Угрожающее присутствие молнии скорее вызывает в памяти пассаж из второй книги «Естественно-научных вопросов» («Naturales Quaestiones») Сенеки, целиком посвященной молниям. Зевс «Из туч мечет молнии, поражая колонны, деревья»[190] (II 42.1). Сам по себе этот фрагмент не имеет особого смысла, однако приобрел символическое значение в девизе на гербе, который, по версии Джованни Ферро, принадлежал Чезаре Туретини, а по версии Пичинелли – королю Франции Генриху III (1574–1589): колонна с молнией над ней и девиз «Firma ne fulmine tacta» («нерушима, пока не тронута молнией»). Целая колонна под грозной молнией указывает на силу, с которой способно совладать лишь могущество Бога. Значение этой символики перевернуто в «Христианских символах» («Symbola Christiana»), опубликованных в 1677 году курфюрстом Рейнского Пфальца Карлом I Людвигом под псевдонимом Филотеус. Здесь молния превращает колонну в обломки, а изображение сопровождает девиз «Resistendo frangor» («сопротивляясь, я сокрушаем»; ил. 47). Благочестивый курфюрст превратил этот высокомерный образ непревзойденной твердости в символ гордыни и ее жалкого конца. Однако значение колонны – целой или разрушенной – по-прежнему заключается в духовном fortitudo[191].

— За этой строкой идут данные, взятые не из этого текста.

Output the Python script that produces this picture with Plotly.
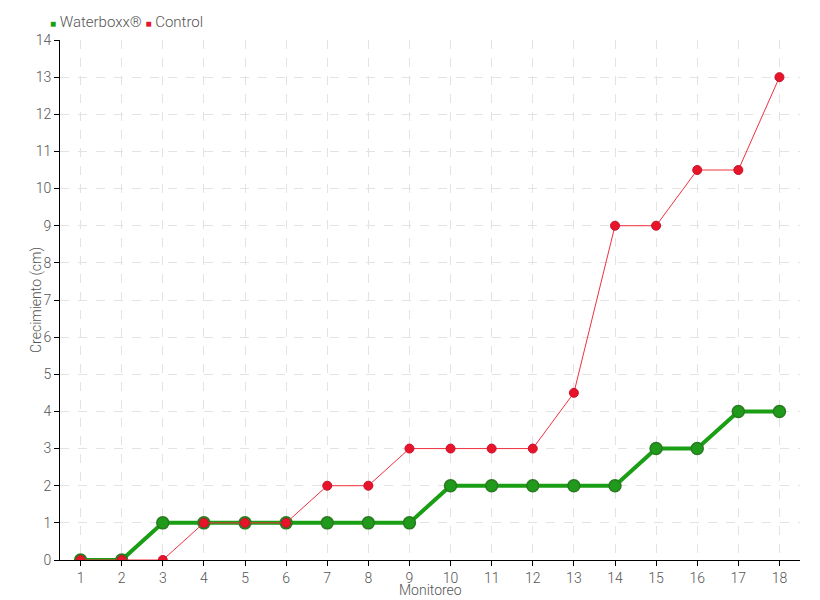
import plotly.graph_objects as go

monitoreo = list(range(1, 19))
waterboxx = [0, 0, 1, 1, 1, 1, 1, 1, 1, 2, 2, 2, 2, 2, 3, 3, 4, 4]
control = [0, 0, 0, 1, 1, 1, 2, 2, 3, 3, 3, 3, 4.5, 9, 9, 10.5, 10.5, 13]
y_ticks = list(range(0, 15))
series_names = ["Waterboxx®", "Control"]
x_title = "Monitoreo"
y_title = "Crecimiento (cm)"

FONT = "Roboto, sans-serif"
GREEN = "#1a9e14"
RED = "#e8142a"
TXT = "#555"

fig = go.Figure()
fig.add_trace(go.Scatter(
    x=monitoreo, y=waterboxx, name=series_names[0], mode="lines+markers",
    line=dict(color=GREEN, width=4), showlegend=False,
    marker=dict(size=12, color="#1f9a1a", line=dict(color="#2a7a22", width=1.5)),
))
fig.add_trace(go.Scatter(
    x=monitoreo, y=control, name=series_names[1], mode="lines+markers",
    line=dict(color="#f0303f", width=1), showlegend=False,
    marker=dict(size=9, color=RED, line=dict(color="#c8102a", width=1)),
))

L, R, T, B = 52, 28, 32, 48
W, H = 820, 600
pw, ph = W - L - R, H - T - B

legend_text = (f"<span style='color:{GREEN}; font-size:10px'>■</span> {series_names[0]} "
               f"<span style='color:{RED}; font-size:10px'>■</span> {series_names[1]}")
fig.add_annotation(
    text=legend_text, xref="paper", yref="paper",
    x=(40 - L) / pw, y=1 + (T - 14) / ph, xanchor="left", yanchor="middle",
    showarrow=False, font=dict(size=15, color=TXT, family=FONT, weight=300),
)
fig.add_annotation(
    text=x_title, xref="paper", yref="paper",
    x=0.5, y=-(582 - (T + ph)) / ph, xanchor="center", yanchor="middle",
    showarrow=False, borderpad=0,
    font=dict(size=14, color=TXT, family=FONT, weight=300),
)
fig.add_annotation(
    text=y_title, xref="paper", yref="paper", textangle=-90,
    x=(28 - L) / pw, y=0.5, xanchor="center", yanchor="middle",
    showarrow=False, borderpad=0,
    font=dict(size=14, color=TXT, family=FONT, weight=300),
)

fig.update_layout(
    width=W, height=H,
    margin=dict(l=L, r=R, t=T, b=B, autoexpand=False),
    plot_bgcolor="white", paper_bgcolor="white",
    font=dict(family=FONT, size=14, color=TXT, weight=300),
    showlegend=False,
)

fig.update_xaxes(
    range=[0.5, 18.5], tickmode="array", tickvals=monitoreo,
    ticktext=[str(v) for v in monitoreo],
    showgrid=True, gridcolor="#e3e3e3", griddash="dash", gridwidth=1,
    showline=True, linecolor="black", linewidth=1,
    ticks="outside", ticklen=5, tickcolor="black",
    zeroline=False,
    tickfont=dict(size=14, color=TXT),
)
fig.update_yaxes(
    range=[0, 14], tickmode="array", tickvals=y_ticks,
    showgrid=True, gridcolor="#e3e3e3", griddash="dash", gridwidth=1,
    showline=True, linecolor="black", linewidth=1,
    ticks="outside", ticklen=5, tickcolor="black",
    zeroline=False,
    tickfont=dict(size=14, color=TXT),
)

fig.write_html("out.html")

Впрочем, молния и колонна уже соединялись гораздо раньше, правда, с другим значением, на медали Антонио Марескотти из Феррары, которая была отчеканена чуть позже 1448 года для болонского кавалера Галеаццо Марескотти (возможно, родственника медальера). На реверсе медали изображена разрушенная грозой колонна с надписью «Никогда больше» (ил. 46). Сам Галеаццо, чей портрет изображен на аверсе медали, предоставляет ключ для интерпретации: в одном из стихотворений он оплакивает недавнюю смерть своей возлюбленной Камиллы Мальвецци, «мужественной Женщины, / которая была прочной колонной моей жизни». Как уже было показано, медаль также отсылает к смерти Камиллы. Таким образом, сломанная колонна – это «жизнь, прерванная смертью»[192].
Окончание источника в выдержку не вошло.